Enabling High Fidelity Neutron Transport Simulations on Petascle Architectures
|Title||Enabling High Fidelity Neutron Transport Simulations on Petascle Architectures|
|Publication Type||Conference Paper|
|Year of Publication||2008|
|Authors||Kaushik, DK, Smith, M, Wollaber, A, Smith, BF, Siegel, AR, Yang, W-S|
|Conference Name||Proceedings of the Conference on High Performance Computing Networking, Storage and Analysis|
|Conference Location||Portland, Oregon|
The UNIC code is being developed as part of the DOE's Nuclear Energy Advanced Modeling and Simulation (NEAMS) program. UNIC is an unstructured, deterministic neutron transport code that allows a highly detailed description of a nuclear reactor core in our numerical simulations. The goal of our simulation efforts is to reduce the uncertainties and biases in reactor design calculations by progressively replacing existing multi-level averaging (homogenization) techniques with more direct solution methods based on first principles.
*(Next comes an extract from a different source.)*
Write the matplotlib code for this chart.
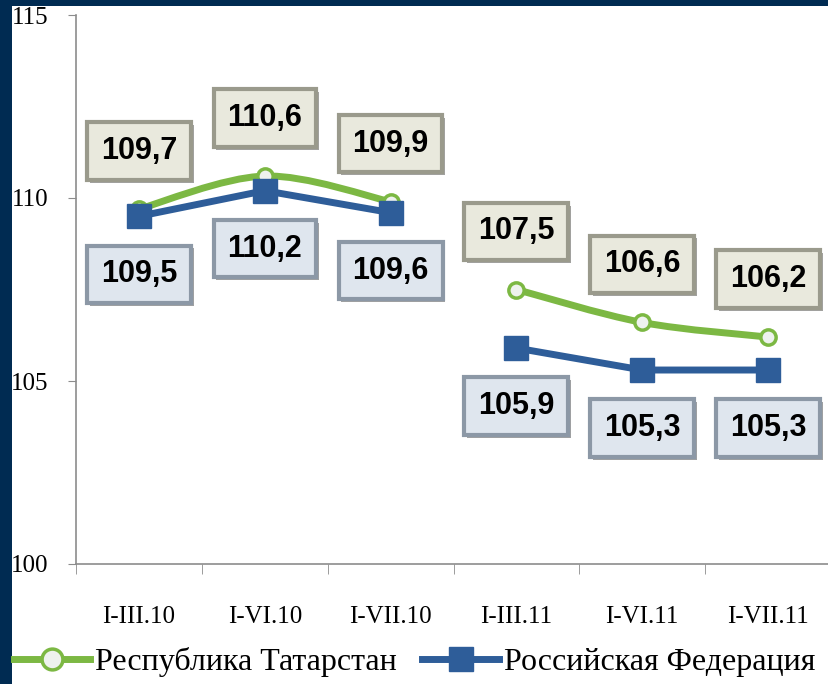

Since the neutron transport equation is seven dimensional (three in space, two in angle, one in energy, and one in time), these simulations are among the most memory and computationally intensive in all of computational science. To model the complex geometry of a reactor core, billions of spatial elements, hundreds of angles, and thousands of energy groups are necessary, which leads to problem sizes with petascale degrees of freedom. Therefore, these calculations exhaust memory resources on current and even next-generation architectures. In this paper, we present UNIC simulation results for two important representative problems in reactor design/analysis - PHENIX and ZPR. In each case, UNIC shows excellent weak scalability on up to 163,840 cores of BlueGene/P (Argonne) and 131,072 cores of XT5 (ORNL). While our current per processor performance is not ideal, we demonstrate a clear ability to effectively utilize the leadership computing platforms. Over the coming months, we aim to improve the per-processor performance while maintaining the high parallel efficiency by employing better algorithms (such as spatial p-refinement, optimized matrix-tensor operations, and weighted partitioning for load balancing). Combining these additional algorithmic improvements with larger parallel machines in the near future should allow us to realize our long term goal of explicit geometry coupled multiphysics reactor simulations. In the long run, these high fidelity simulations will be able to replace expensive mockup experiments and reduce the uncertainty in crucial reactor design and operational parameters.